On Wed, 9 May 2018 09:58:44 +1200, Peter Reutemann wrote:
The code wasn't the problem... The levels of management to go through to approve changes to a core component of Windows, then the same for applying for budget, approving budget (each time several rounds) ... [etc etc]
Well, guess what: flushed with that previous success, those daring folks at Microsoft have gone even further <https://arstechnica.com/gadgets/2018/12/latest-windows-insider-build-makes-a-major-upgrade-to-uh-notepad/>: The new and improved Notepad now has better Unicode support, defaulting to saving files as UTF-8 _without_ a Byte Order Mark ... You may or may not know, but “Byte Order Mark” is Unicode character U+FEFF, while the character code with the bytes swapped, U+FFFE, is “unassigned”, and will forever remain so.
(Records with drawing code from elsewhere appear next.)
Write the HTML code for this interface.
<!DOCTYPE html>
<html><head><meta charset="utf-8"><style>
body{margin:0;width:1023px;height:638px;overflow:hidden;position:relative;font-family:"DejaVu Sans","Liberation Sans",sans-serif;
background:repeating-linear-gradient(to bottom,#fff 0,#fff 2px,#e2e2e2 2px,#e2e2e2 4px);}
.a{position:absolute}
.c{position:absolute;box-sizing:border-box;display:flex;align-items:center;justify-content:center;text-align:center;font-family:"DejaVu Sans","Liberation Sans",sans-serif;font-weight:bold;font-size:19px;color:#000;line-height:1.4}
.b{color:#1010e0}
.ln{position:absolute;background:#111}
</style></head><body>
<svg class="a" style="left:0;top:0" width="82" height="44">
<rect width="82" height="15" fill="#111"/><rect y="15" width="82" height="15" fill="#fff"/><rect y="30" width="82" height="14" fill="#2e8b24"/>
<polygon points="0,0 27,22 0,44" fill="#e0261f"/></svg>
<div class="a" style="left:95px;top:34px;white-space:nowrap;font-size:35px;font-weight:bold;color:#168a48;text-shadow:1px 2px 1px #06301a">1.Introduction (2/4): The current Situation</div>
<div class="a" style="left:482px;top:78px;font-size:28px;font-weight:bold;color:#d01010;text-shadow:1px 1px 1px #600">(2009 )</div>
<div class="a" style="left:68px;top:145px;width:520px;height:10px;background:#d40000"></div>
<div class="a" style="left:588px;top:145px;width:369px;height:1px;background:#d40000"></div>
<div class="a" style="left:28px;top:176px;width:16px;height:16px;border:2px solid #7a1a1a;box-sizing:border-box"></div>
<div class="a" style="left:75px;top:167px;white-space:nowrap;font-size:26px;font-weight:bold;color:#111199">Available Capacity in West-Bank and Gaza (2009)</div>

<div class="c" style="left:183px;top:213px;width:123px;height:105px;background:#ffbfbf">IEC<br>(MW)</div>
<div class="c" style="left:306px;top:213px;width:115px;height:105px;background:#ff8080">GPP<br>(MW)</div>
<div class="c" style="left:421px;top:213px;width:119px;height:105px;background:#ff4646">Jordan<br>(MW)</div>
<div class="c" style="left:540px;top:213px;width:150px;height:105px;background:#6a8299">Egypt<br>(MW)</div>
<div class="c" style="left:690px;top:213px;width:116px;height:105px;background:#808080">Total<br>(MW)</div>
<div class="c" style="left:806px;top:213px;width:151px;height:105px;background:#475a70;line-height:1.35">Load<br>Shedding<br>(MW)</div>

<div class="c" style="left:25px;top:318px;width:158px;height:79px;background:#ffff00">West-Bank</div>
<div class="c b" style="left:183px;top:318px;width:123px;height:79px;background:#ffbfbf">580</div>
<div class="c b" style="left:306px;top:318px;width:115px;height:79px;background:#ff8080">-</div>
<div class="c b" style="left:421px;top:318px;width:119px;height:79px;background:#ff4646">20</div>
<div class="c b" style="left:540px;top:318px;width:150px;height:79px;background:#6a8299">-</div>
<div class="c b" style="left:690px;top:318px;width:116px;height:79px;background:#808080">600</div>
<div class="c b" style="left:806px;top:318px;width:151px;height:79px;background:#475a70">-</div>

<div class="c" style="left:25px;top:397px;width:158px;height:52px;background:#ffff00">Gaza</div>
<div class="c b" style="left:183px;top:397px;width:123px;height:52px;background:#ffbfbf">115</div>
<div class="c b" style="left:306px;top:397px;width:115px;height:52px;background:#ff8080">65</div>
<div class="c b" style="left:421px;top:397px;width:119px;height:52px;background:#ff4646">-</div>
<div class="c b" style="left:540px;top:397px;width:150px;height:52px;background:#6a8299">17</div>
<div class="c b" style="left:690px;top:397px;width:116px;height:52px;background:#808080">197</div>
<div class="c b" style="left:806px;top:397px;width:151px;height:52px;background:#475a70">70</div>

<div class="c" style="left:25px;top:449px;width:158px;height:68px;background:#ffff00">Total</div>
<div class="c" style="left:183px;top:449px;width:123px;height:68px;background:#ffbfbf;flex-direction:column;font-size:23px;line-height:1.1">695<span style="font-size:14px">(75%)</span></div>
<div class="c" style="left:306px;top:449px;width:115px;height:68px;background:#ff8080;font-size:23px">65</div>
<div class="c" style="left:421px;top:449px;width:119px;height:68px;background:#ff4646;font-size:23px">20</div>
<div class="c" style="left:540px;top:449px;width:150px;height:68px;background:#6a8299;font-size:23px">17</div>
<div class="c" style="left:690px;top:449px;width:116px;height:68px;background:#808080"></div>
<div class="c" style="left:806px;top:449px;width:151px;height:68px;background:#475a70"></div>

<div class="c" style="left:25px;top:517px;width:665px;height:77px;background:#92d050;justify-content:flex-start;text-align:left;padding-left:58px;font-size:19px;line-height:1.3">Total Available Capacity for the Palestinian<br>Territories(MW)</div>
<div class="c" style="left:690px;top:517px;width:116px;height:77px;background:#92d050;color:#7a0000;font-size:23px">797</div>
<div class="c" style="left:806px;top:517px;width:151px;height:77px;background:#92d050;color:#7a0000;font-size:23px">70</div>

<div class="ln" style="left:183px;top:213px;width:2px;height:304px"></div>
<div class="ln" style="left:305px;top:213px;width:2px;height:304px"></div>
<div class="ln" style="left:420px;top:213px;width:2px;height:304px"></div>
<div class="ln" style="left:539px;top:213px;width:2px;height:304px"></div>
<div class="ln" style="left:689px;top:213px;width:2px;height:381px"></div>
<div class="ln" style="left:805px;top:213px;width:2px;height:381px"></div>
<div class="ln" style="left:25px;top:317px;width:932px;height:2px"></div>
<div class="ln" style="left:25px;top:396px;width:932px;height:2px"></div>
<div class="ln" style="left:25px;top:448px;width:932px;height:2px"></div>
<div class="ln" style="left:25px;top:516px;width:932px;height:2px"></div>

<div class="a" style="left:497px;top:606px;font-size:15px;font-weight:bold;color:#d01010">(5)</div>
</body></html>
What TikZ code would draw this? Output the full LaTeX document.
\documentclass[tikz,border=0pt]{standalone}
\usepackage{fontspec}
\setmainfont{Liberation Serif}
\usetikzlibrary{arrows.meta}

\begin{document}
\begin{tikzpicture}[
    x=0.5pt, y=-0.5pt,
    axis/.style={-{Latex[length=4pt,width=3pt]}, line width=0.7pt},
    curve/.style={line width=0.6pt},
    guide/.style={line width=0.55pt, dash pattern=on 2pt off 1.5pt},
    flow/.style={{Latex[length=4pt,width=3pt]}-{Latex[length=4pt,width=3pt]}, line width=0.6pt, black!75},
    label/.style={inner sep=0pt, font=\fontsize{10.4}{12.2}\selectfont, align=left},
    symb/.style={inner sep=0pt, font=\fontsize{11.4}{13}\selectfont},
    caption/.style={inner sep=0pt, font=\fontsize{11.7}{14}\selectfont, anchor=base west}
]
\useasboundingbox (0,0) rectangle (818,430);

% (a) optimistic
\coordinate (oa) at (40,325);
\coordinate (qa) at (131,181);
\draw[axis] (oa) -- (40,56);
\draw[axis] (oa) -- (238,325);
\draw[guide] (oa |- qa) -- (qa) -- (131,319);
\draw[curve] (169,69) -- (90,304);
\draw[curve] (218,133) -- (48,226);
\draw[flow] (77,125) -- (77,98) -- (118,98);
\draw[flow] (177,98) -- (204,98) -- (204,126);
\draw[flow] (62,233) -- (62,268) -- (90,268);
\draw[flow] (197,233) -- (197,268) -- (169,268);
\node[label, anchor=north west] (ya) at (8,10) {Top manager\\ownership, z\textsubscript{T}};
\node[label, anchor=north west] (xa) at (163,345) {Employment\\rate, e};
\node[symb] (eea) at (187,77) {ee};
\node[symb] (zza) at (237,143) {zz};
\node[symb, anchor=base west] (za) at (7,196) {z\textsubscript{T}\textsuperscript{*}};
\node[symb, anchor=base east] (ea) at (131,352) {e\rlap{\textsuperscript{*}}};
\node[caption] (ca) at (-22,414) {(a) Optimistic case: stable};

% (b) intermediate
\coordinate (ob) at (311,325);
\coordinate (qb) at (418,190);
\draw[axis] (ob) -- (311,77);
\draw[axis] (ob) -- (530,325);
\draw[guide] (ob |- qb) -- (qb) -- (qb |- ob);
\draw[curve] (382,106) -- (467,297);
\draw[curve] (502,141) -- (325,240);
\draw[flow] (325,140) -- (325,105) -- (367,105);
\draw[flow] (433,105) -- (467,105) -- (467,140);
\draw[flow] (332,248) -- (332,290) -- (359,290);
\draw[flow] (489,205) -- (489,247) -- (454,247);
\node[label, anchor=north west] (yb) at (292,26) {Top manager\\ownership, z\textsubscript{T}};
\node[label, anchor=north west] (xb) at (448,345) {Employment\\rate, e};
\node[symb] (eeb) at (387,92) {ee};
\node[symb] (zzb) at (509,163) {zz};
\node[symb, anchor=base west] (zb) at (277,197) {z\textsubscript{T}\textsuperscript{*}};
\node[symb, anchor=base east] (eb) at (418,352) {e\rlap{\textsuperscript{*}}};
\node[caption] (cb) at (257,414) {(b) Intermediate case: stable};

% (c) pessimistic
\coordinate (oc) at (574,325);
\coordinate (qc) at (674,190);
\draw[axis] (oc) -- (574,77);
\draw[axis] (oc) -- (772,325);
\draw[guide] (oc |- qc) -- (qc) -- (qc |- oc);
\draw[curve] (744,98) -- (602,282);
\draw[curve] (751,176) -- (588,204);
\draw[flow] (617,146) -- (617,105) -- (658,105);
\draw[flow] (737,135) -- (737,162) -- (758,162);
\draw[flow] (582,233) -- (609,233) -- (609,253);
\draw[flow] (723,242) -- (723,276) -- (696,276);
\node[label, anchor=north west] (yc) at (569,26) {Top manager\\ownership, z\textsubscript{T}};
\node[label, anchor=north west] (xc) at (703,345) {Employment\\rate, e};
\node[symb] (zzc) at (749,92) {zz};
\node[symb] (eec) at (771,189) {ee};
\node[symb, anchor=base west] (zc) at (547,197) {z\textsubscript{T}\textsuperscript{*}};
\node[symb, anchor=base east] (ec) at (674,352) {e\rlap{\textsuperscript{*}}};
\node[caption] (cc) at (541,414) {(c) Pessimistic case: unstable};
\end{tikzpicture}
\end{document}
The usefulness of this pair dates back to the era when Unicode was only 16 bits, so what is now “UTF-16” encoding was equivalent to fixed-length “UCS-2” encoding. You may also know about the “big-endian” versus “little-endian” issue between different processor architectures. So text encoded in UCS-2 or UTF-16 is supposed to begin with a Byte Order Mark, and any program reading that text can check that the first character is indeed u+FEFF. If it sees U+FFFE instead, then it knows that the encoding comes from a machine with the opposite endianness, and can automatically apply a corresponding byte-swap adjustment to the text. Since UCS-2 is no longer sufficient to represent current versions of Unicode, and UTF-16 is a pain to deal with, UTF-8 is considered a much superior encoding. Furthermore, its definition is endianness-independent, so software running on different architectures always agrees about how the bytes are ordered. However, Microsoft in their wisdom decided that their version of UTF-8 text should still begin with a Byte Order Mark (UTF-8-encoded, of course). Which is completely pointless and ends up introducing a garbage character at the start when read by non-Windows software.